Provides pseudolabeling system for unsupervised domain adaptation with KEMA. Identifies high-confidence anchor samples to guide domain alignment.

Value

NULL (documentation page only).

Details

The pseudolabeling system addresses unsupervised domain adaptation by identifying reliable correspondences between samples from different domains.
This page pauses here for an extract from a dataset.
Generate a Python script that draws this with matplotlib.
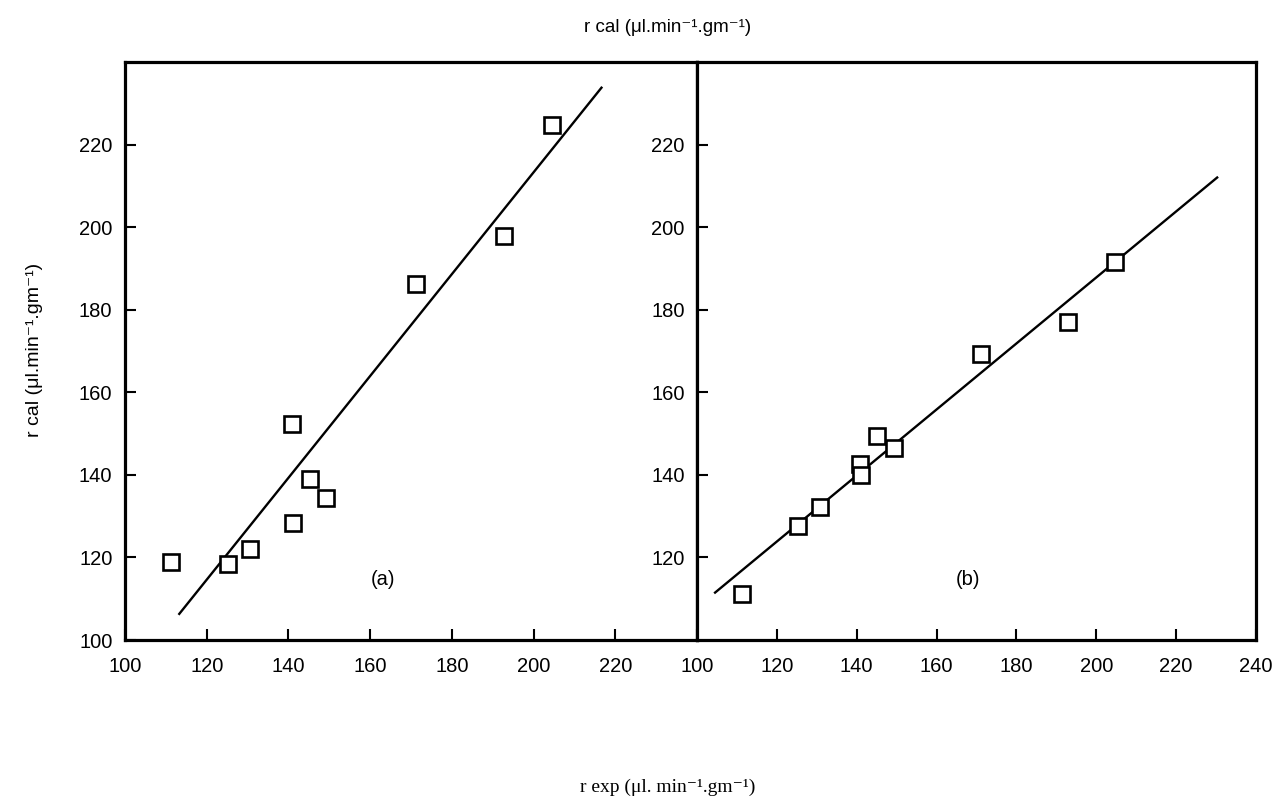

The approach uses similarity-based clustering, diversity-aware selection, adaptive thresholding, and quality control filtering.

Main functions:

assign_pseudolabels(): General-purpose pseudolabeling from sparse similarity matrices
high_sim_pseudolabels(): Specialized function for multi-domain data using cosine similarity
create_synthetic_similarity_matrix(): Generate synthetic data for testing
evaluate_pseudolabeling(): Evaluate pseudolabeling performance against ground truth

Integration with KEMA:


# Generate pseudolabels
plabs <- assign_pseudolabels(similarity_matrix, min_clusters = 20)

# Use with KEMA
fit <- kema.hyperdesign(
  data = strata,
  y = plabs$labels,
  u = 0.8,           # Trust geometry over pseudolabels
  dweight = 0.2,     # Mild class separation
  simfun = function(lab) binary_label_matrix(lab, type = "s"),
  disfun = function(lab) binary_label_matrix(lab, type = "d")
)

Key parameters:

sim_threshold: Controls which similarities are considered "high". Can be adaptive.
diversity_weight: Balances cluster coherence vs. representative diversity
min_clusters/max_clusters: Controls the number of anchor points
min_cluster_size: Ensures clusters are large enough to be reliable

Examples

# \donttest{
library(Matrix)
# Create synthetic similarity matrix
n <- 100
sim_matrix <- Matrix::rsparsematrix(n, n, density = 0.1, rand.x = runif)
sim_matrix <- (sim_matrix + Matrix::t(sim_matrix)) / 2
Matrix::diag(sim_matrix) <- 1

# Assign pseudolabels
result <- assign_pseudolabels(sim_matrix, min_clusters = 5)
#> Warning: Final number of representatives (1) is below min_clusters (5). Consider lowering sim_threshold or min_cluster_size.
table(result$labels, useNA = "always")
#> 
#> anchor_001       <NA> 
#>         98          2 
# }